As Chris Huizinga hiked up a rocky mountainside in the American Southwest on a sunny day last March, her eyes fell upon the find of a lifetime: an arrowhead, more accurately called a projectile point.

“I had been looking for one for forever and ever,” said Huizinga, 66, a history buff and retired secretary and teacher aide who lives in Comstock Park, Michigan.

“This has been on my bucket list since I was a little girl.”

Until this year, her chances of finding one looked slim. To stumble upon a treasure that like, you have to be out exploring. And for the last 10 or 12 years, Huizinga didn’t—couldn’t—spend much time on her feet.

Hiking had not been an option.

Instead, she spent more than a decade seeking treatment for problematic feet. It took 13 foot surgeries—plus a double knee replacement—to get her back into hiking shoes and onto the trails.

10-year ulcer

Huizinga’s troubles began 15 years ago with the removal of bunions from both feet. In time, the bunionectomy on her left foot had to be redone—twice. After the third surgery, she developed a pressure ulcer the size of a half-dollar on the ball of her foot.

That sore stayed open for the better part of a decade, no matter what her longtime podiatrist and an orthopedic surgeon did to relieve the pressure so it could heal.

“I tried all different surgeries,” she said. “I have scars on the backs of my legs and all the way up under my ankle.”

Nothing worked. Chronic pressure spots can be tricky to correct under the best conditions. Huizinga lives with the added challenge of neuropathy in her feet.

“I’m not diabetic, but my doctor says I have diabetic feet,” she said.

So for 10 years, she would bandage her left foot every morning and hope for the best. Occasionally the ulcer would heal for a few days, but the skin would always break open again, putting her at risk for infection.

In the summertime, when her grandsons came from Louisiana to visit, she’d have to sit at the side of her backyard pool and watch them play rather than jumping in.

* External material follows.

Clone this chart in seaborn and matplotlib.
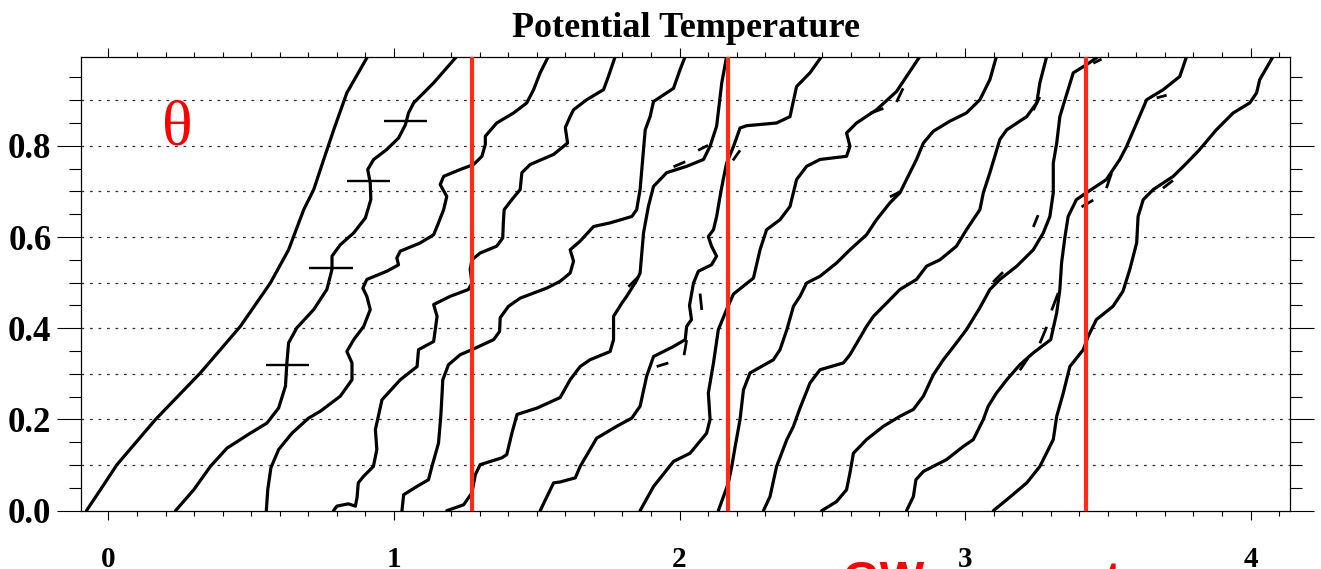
import matplotlib
matplotlib.use("Agg")
import matplotlib.pyplot as plt
import numpy as np
import pandas as pd
import seaborn as sns
from matplotlib.ticker import FixedLocator, MultipleLocator, FormatStrFormatter

# Potential temperature profiles, each as (theta offset, height) pairs
profile_01 = [(-0.077, 0.0), (-0.029, 0.045), (0.030, 0.101), (0.165, 0.200), (0.245, 0.252),
              (0.322, 0.302), (0.462, 0.404), (0.567, 0.499), (0.631, 0.572), (0.684, 0.660),
              (0.719, 0.704), (0.754, 0.770), (0.789, 0.835), (0.835, 0.916), (0.908, 0.996)]
profile_02 = [(0.235, 0.0), (0.299, 0.046), (0.357, 0.097), (0.415, 0.137), (0.497, 0.170),
              (0.555, 0.192), (0.596, 0.225), (0.620, 0.273), (0.625, 0.324), (0.631, 0.368),
              (0.660, 0.401), (0.719, 0.441), (0.765, 0.485), (0.783, 0.529), (0.783, 0.558),
              (0.812, 0.583), (0.859, 0.609), (0.900, 0.642), (0.919, 0.682), (0.917, 0.719),
              (0.908, 0.748), (0.929, 0.770), (0.975, 0.792), (1.016, 0.817), (1.040, 0.846),
              (1.051, 0.872), (1.069, 0.894), (1.139, 0.938), (1.220, 0.996)]
profile_03 = [(0.553, 0.0), (0.558, 0.046), (0.569, 0.094), (0.596, 0.134), (0.643, 0.170),
              (0.701, 0.203), (0.742, 0.218), (0.812, 0.251), (0.853, 0.287), (0.853, 0.324),
              (0.835, 0.349), (0.859, 0.375), (0.894, 0.404), (0.917, 0.441), (0.905, 0.470),
              (0.891, 0.488), (0.905, 0.507), (0.975, 0.525), (1.016, 0.539), (1.010, 0.554),
              (1.022, 0.569), (1.092, 0.587), (1.139, 0.605), (1.156, 0.631), (1.174, 0.660),
              (1.185, 0.689), (1.162, 0.715), (1.174, 0.733), (1.232, 0.748), (1.279, 0.759),
              (1.308, 0.777), (1.320, 0.803), (1.320, 0.821), (1.360, 0.850), (1.419, 0.872),
              (1.465, 0.894), (1.489, 0.923), (1.512, 0.960), (1.541, 0.996)]
profile_04 = [(0.788, 0.0), (0.800, 0.010), (0.840, 0.015), (0.865, 0.010), (0.871, 0.030),
              (0.875, 0.061), (0.893, 0.075), (0.928, 0.097), (0.940, 0.134), (0.935, 0.178),
              (0.958, 0.243), (1.022, 0.287), (1.081, 0.316), (1.086, 0.353), (1.139, 0.371),
              (1.151, 0.426), (1.139, 0.452), (1.197, 0.470), (1.261, 0.485), (1.273, 0.499),
              (1.267, 0.529), (1.273, 0.550), (1.302, 0.565), (1.360, 0.580), (1.381, 0.598),
              (1.383, 0.631), (1.386, 0.660), (1.413, 0.682), (1.442, 0.704), (1.448, 0.741),
              (1.477, 0.759), (1.559, 0.781), (1.608, 0.806), (1.600, 0.840), (1.617, 0.864),
              (1.629, 0.879), (1.675, 0.901), (1.734, 0.923), (1.751, 0.952), (1.775, 0.996)]
profile_05 = [(1.028, 0.0), (1.034, 0.035), (1.080, 0.053), (1.121, 0.068), (1.133, 0.097),
              (1.156, 0.148), (1.164, 0.207), (1.168, 0.251), (1.171, 0.287), (1.191, 0.320),
              (1.232, 0.342), (1.273, 0.353), (1.349, 0.375), (1.370, 0.393), (1.372, 0.423),
              (1.401, 0.448), (1.442, 0.466), (1.535, 0.488), (1.582, 0.503), (1.617, 0.521),
              (1.629, 0.547), (1.617, 0.572), (1.652, 0.591), (1.699, 0.623), (1.757, 0.631),
              (1.833, 0.645), (1.850, 0.660), (1.862, 0.704), (1.874, 0.792), (1.880, 0.835),
              (1.897, 0.864), (1.909, 0.897), (1.979, 0.926), (2.002, 0.967), (2.020, 0.996)]
profile_06 = [(1.185, 0.0), (1.244, 0.013), (1.273, 0.039), (1.285, 0.079), (1.302, 0.101),
              (1.378, 0.116), (1.395, 0.123), (1.413, 0.170), (1.431, 0.211), (1.501, 0.225),
              (1.582, 0.248), (1.617, 0.287), (1.652, 0.316), (1.687, 0.331), (1.757, 0.349),
              (1.769, 0.375), (1.769, 0.426), (1.798, 0.455), (1.815, 0.470), (1.850, 0.505),
              (1.862, 0.521), (1.874, 0.609), (1.891, 0.667), (1.909, 0.711), (1.955, 0.741),
              (2.025, 0.755), (2.084, 0.770), (2.107, 0.799), (2.130, 0.843), (2.148, 0.938),
              (2.165, 0.996)]
profile_07 = [(1.512, 0.0), (1.559, 0.061), (1.582, 0.063), (1.635, 0.072), (1.652, 0.097),
              (1.710, 0.159), (1.780, 0.185), (1.833, 0.203), (1.862, 0.229), (1.885, 0.295),
              (1.909, 0.338), (1.979, 0.360), (2.020, 0.375), (2.025, 0.404), (2.042, 0.419),
              (2.035, 0.450), (2.049, 0.499), (2.066, 0.525), (2.112, 0.539), (2.130, 0.558),
              (2.112, 0.580), (2.101, 0.601), (2.119, 0.616), (2.130, 0.645), (2.142, 0.689),
              (2.153, 0.726), (2.165, 0.762), (2.190, 0.800), (2.212, 0.839), (2.235, 0.844),
              (2.340, 0.850), (2.387, 0.864), (2.410, 0.930), (2.457, 0.960), (2.498, 0.996)]
profile_08 = [(1.862, 0.0), (1.909, 0.053), (1.979, 0.108), (2.037, 0.126), (2.095, 0.170),
              (2.107, 0.200), (2.101, 0.258), (2.119, 0.324), (2.136, 0.397), (2.165, 0.441),
              (2.189, 0.475), (2.259, 0.510), (2.282, 0.572), (2.305, 0.616), (2.352, 0.638),
              (2.387, 0.667), (2.410, 0.726), (2.445, 0.755), (2.492, 0.770), (2.585, 0.777),
              (2.597, 0.799), (2.585, 0.828), (2.620, 0.850), (2.690, 0.879), (2.760, 0.919),
              (2.795, 0.952), (2.842, 0.996)]
profile_09 = [(2.136, 0.0), (2.154, 0.031), (2.171, 0.061), (2.183, 0.097), (2.195, 0.141),
              (2.212, 0.200), (2.224, 0.265), (2.247, 0.302), (2.329, 0.331), (2.352, 0.353),
              (2.376, 0.397), (2.399, 0.448), (2.422, 0.470), (2.445, 0.499), (2.492, 0.514),
              (2.550, 0.543), (2.597, 0.572), (2.655, 0.605), (2.690, 0.638), (2.737, 0.675),
              (2.772, 0.697), (2.795, 0.726), (2.830, 0.770), (2.854, 0.806), (2.889, 0.832),
              (2.947, 0.854), (3.005, 0.872), (3.052, 0.901), (3.087, 0.945), (3.110, 0.996)]
profile_10 = [(2.294, 0.0), (2.317, 0.031), (2.340, 0.097), (2.376, 0.156), (2.399, 0.185),
              (2.422, 0.225), (2.457, 0.280), (2.492, 0.309), (2.574, 0.324), (2.597, 0.342),
              (2.655, 0.404), (2.679, 0.426), (2.725, 0.455), (2.772, 0.485), (2.830, 0.507),
              (2.865, 0.536), (2.912, 0.550), (2.970, 0.580), (3.005, 0.616), (3.052, 0.660),
              (3.064, 0.697), (3.087, 0.741), (3.122, 0.814), (3.146, 0.835), (3.216, 0.864),
              (3.251, 0.894), (3.262, 0.938), (3.286, 0.996)]
profile_11 = [(2.498, 0.0), (2.550, 0.020), (2.585, 0.046), (2.597, 0.083), (2.609, 0.126),
              (2.655, 0.156), (2.714, 0.185), (2.772, 0.207), (2.819, 0.222), (2.854, 0.251),
              (2.889, 0.298), (2.924, 0.331), (2.970, 0.368), (3.005, 0.397), (3.052, 0.445),
              (3.087, 0.485), (3.122, 0.507), (3.181, 0.536), (3.239, 0.572), (3.274, 0.609),
              (3.297, 0.645), (3.309, 0.697), (3.309, 0.762), (3.321, 0.806), (3.332, 0.864),
              (3.350, 0.901), (3.379, 0.960), (3.426, 0.978), (3.467, 0.996)]
profile_12 = [(2.795, 0.0), (2.819, 0.031), (2.828, 0.068), (2.854, 0.086), (2.935, 0.112),
              (2.994, 0.141), (3.029, 0.156), (3.064, 0.200), (3.081, 0.229), (3.110, 0.258),
              (3.146, 0.287), (3.192, 0.320), (3.239, 0.346), (3.300, 0.375), (3.321, 0.434),
              (3.332, 0.485), (3.338, 0.543), (3.350, 0.601), (3.361, 0.645), (3.390, 0.682),
              (3.425, 0.697), (3.495, 0.726), (3.542, 0.770), (3.566, 0.799), (3.601, 0.850),
              (3.636, 0.901), (3.694, 0.923), (3.752, 0.952), (3.776, 0.996)]
profile_13 = [(3.099, 0.0), (3.146, 0.024), (3.216, 0.061), (3.262, 0.097), (3.297, 0.141),
              (3.309, 0.156), (3.321, 0.207), (3.344, 0.258), (3.367, 0.316), (3.414, 0.353),
              (3.431, 0.382), (3.460, 0.419), (3.518, 0.448), (3.553, 0.481), (3.577, 0.529),
              (3.601, 0.587), (3.606, 0.645), (3.624, 0.682), (3.659, 0.704), (3.729, 0.733),
              (3.776, 0.762), (3.822, 0.792), (3.880, 0.835), (3.939, 0.872), (3.997, 0.894),
              (4.021, 0.916), (4.032, 0.945), (4.079, 0.996)]

# short pieces where the dashed companion run departs from the solid profile
dashed_pieces = [[(1.920, 0.316), (1.961, 0.324)], [(2.025, 0.374), (2.016, 0.341)],
                 [(2.078, 0.440), (2.072, 0.476)], [(1.821, 0.491), (1.856, 0.513)],
                 [(1.979, 0.754), (2.020, 0.765)], [(2.065, 0.790), (2.100, 0.801)],
                 [(2.187, 0.768), (2.212, 0.790)], [(2.737, 0.688), (2.772, 0.699)],
                 [(2.667, 0.871), (2.714, 0.882)], [(2.760, 0.896), (2.783, 0.926)],
                 [(3.239, 0.878), (3.262, 0.907)], [(3.239, 0.622), (3.256, 0.648)],
                 [(3.262, 0.367), (3.286, 0.403)], [(3.303, 0.439), (3.326, 0.477)],
                 [(3.098, 0.501), (3.133, 0.523)], [(3.192, 0.308), (3.220, 0.334)],
                 [(3.408, 0.666), (3.449, 0.681)], [(3.495, 0.707), (3.513, 0.740)],
                 [(3.693, 0.707), (3.728, 0.724)], [(3.671, 0.905), (3.706, 0.911)],
                 [(3.449, 0.981), (3.478, 0.990)]]

# horizontal bars on the second profile
bar_x = [0.627, 0.780, 0.910, 1.041]
bar_z = [0.319, 0.531, 0.723, 0.854]
bar_half_width = 0.076

# vertical reference lines
ref_x = [1.273, 2.169, 3.424]

# axis ticks and labels
x_ticks = [0, 1, 2, 3, 4]
y_ticks = [0.0, 0.2, 0.4, 0.6, 0.8]
grid_z = [0.1, 0.2, 0.3, 0.4, 0.5, 0.6, 0.7, 0.8, 0.9]
x_limits = (-0.096, 4.138)
y_limits = (0.0, 0.994)

title_text = "Potential Temperature"
symbol_text = "θ"
footer_text = "GW momentum"

# ---------------------------------------------------------------
sns.set_theme(style="ticks")
plt.rcParams["font.family"] = ["Liberation Serif", "DejaVu Serif"]
plt.rcParams["axes.edgecolor"] = "black"
plt.rcParams["xtick.color"] = "black"
plt.rcParams["ytick.color"] = "black"
plt.rcParams["text.color"] = "black"

W, H = 1321, 569
fig = plt.figure(figsize=(W / 100, H / 100), dpi=100)
fig.patch.set_facecolor("white")
left, right, top, bottom = 81, 1290, 57.3, 510.7
ax = fig.add_axes([left / W, (H - bottom) / H, (right - left) / W, (bottom - top) / H])
ax.set_facecolor("white")

profiles = [profile_01, profile_02, profile_03, profile_04, profile_05, profile_06, profile_07,
            profile_08, profile_09, profile_10, profile_11, profile_12, profile_13]
rows = []
for k, prof in enumerate(profiles):
    for order, (xv, zv) in enumerate(prof):
        rows.append({"profile": k, "order": order, "theta": xv, "z": zv})
df = pd.DataFrame(rows)

# dotted height grid
for gz in grid_z:
    ax.axhline(gz, color="#303030", lw=0.9, dashes=(2.2, 4.6), zorder=1)

sns.lineplot(data=df, x="theta", y="z", units="profile", estimator=None, sort=False,
             color="black", lw=2.3, ax=ax, legend=False, zorder=3)
for line in ax.get_lines():
    line.set_solid_joinstyle("round")
    line.set_solid_capstyle("round")

for piece in dashed_pieces:
    px = [p[0] for p in piece]
    pz = [p[1] for p in piece]
    ax.plot(px, pz, color="black", lw=2.0, solid_capstyle="butt", zorder=3)

ax.errorbar(bar_x, bar_z, xerr=bar_half_width, fmt="none", ecolor="black",
            elinewidth=1.7, capsize=0, zorder=4)

for rx in ref_x:
    ax.axvline(rx, color="#ff2b14", lw=3.0, zorder=5)

ax.set_xlim(*x_limits)
ax.set_ylim(*y_limits)
ax.set_xlabel("")
ax.set_ylabel("")

ax.xaxis.set_major_locator(FixedLocator(x_ticks))
ax.xaxis.set_minor_locator(MultipleLocator(0.1))
ax.yaxis.set_major_locator(FixedLocator(y_ticks))
ax.yaxis.set_minor_locator(MultipleLocator(0.05))
ax.xaxis.set_major_formatter(FormatStrFormatter("%d"))
ax.yaxis.set_major_formatter(FormatStrFormatter("%.1f"))

ax.tick_params(axis="x", which="major", direction="out", length=6.5, width=0.8,
               top=True, bottom=True, labeltop=False, pad=19)
ax.tick_params(axis="x", which="minor", direction="out", length=3.6, width=0.8,
               top=True, bottom=True)
ax.tick_params(axis="y", which="major", direction="out", length=17.3, width=0.8,
               left=True, right=True, labelright=False, pad=4)
ax.tick_params(axis="y", which="minor", direction="out", length=8.6, width=0.8,
               left=True, right=True)
for lab in ax.get_xticklabels():
    lab.set_fontsize(21)
    lab.set_fontweight("bold")
    lab.set_family(["Liberation Serif", "DejaVu Serif"])
for lab in ax.get_yticklabels():
    lab.set_fontsize(25)
    lab.set_fontweight("bold")
    lab.set_family(["Liberation Serif", "DejaVu Serif"])

for sp in ax.spines.values():
    sp.set_visible(True)
    sp.set_color("black")
    sp.set_linewidth(0.9)

ax.text(0.241, 0.835, symbol_text, color="red", fontsize=46, ha="center", va="center",
        family=["Liberation Serif", "DejaVu Serif"], zorder=6)

fig.text(685.5 / W, 1 - 37 / H, title_text, ha="center", va="baseline", fontsize=26,
         fontweight="bold", family=["Liberation Serif", "DejaVu Serif"])

fig.text(843 / W, 1 - 594 / H, footer_text, ha="left", va="baseline", fontsize=34,
         fontweight="bold", color="red", family=["Liberation Sans", "DejaVu Sans"])

fig.savefig("out.png", dpi=100, facecolor="white")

“Those are the things that bothered me the most,” she said. “I couldn’t go into a pool with anybody else.”

In 2017 her cellulitis infections ramped up, striking her foot six times between Easter and Labor Day. Repeatedly she landed in bed with fever and chills.

Still seeking a long-term solution and suspecting Huizinga’s problems stemmed from poor circulation, her podiatrist sent her to the Spectrum Health Vein Center. Her veins proved healthy, but the infections persisted. So her doctors referred her to the Spectrum Health Medical Group Infectious Disease clinic.

A specialist there, realizing the infectious disease team didn’t hold the key to Huizinga’s vexing troubles, encouraged her to see Marisha Stawiski, DPM, a Spectrum Health Medical Group foot and ankle specialist with a reputation for solving thorny problems.

Perhaps she could get that ulcer to heal.

By now, Huizinga felt resigned to the fact that she might never do the things she longed to do: chase after her grandsons, hike with her husband, shop all day with her daughters. What could a new surgeon do that the others couldn’t?

Still, she refused to give up hope.

“You have to move on and keep trying to find someone who can help,” she said.

Turning point

Huizinga’s September 2017 visit to Dr. Stawiski became a turning point in her long road to healing.

Dr. Stawiski, a surgeon with Spectrum Health Medical Group’s foot and ankle clinic, viewed Huizinga’s X-rays and came up with a straightforward plan.

Two structural elements contributed to the high pressure point, preventing the wound from healing, the doctor said: Huizinga’s condyle bone above the ball of the foot was more prominent and more sharply angled than usual, and a floating sesamoid bone—a normal but nonessential part of the foot—seemed to be causing additional irritation from the inside.

Rather than performing a complex surgery with a lower likelihood of success, Dr. Stawiski chose the simple route.

“I thought, ‘Why not just go right at the site, plane down that prominent condyle, take out those sesamoids and see if that works?’”

Mindful of the many surgeries Huizinga had already been through, Dr. Stawiski figured she had one shot at success. So she went all in.

“I was pretty aggressive with how much condyle I took off … knowing that was her last chance, really, of getting this to heal,” she said. “I just tried to keep it simple and hope for the best. And it worked.”

The surgery took place in October 2017. A month later, Huizinga and her husband, Marc, packed up their RV—and their companionable cockatoo, Sugar—and left on a six-month trip to Louisiana, Texas and Arizona.

By December the foot had healed, “with no evidence the ulcer ever existed,” Huizinga said.

By January she and Marc were hiking every state park trail they encountered. Over the next three months, they hiked 100 miles together, more than they’d ever dared to imagine.

“Hiking up the side of a mountain? It would have been impossible,” she said.

Huizinga can’t say enough about the difference Dr. Stawiski’s surgery has made in her life.

“It was a thrill to be able to walk and to do what we did,” she said. “It was awesome that she could do this for me. She helped me when no one else seemed to be able to.”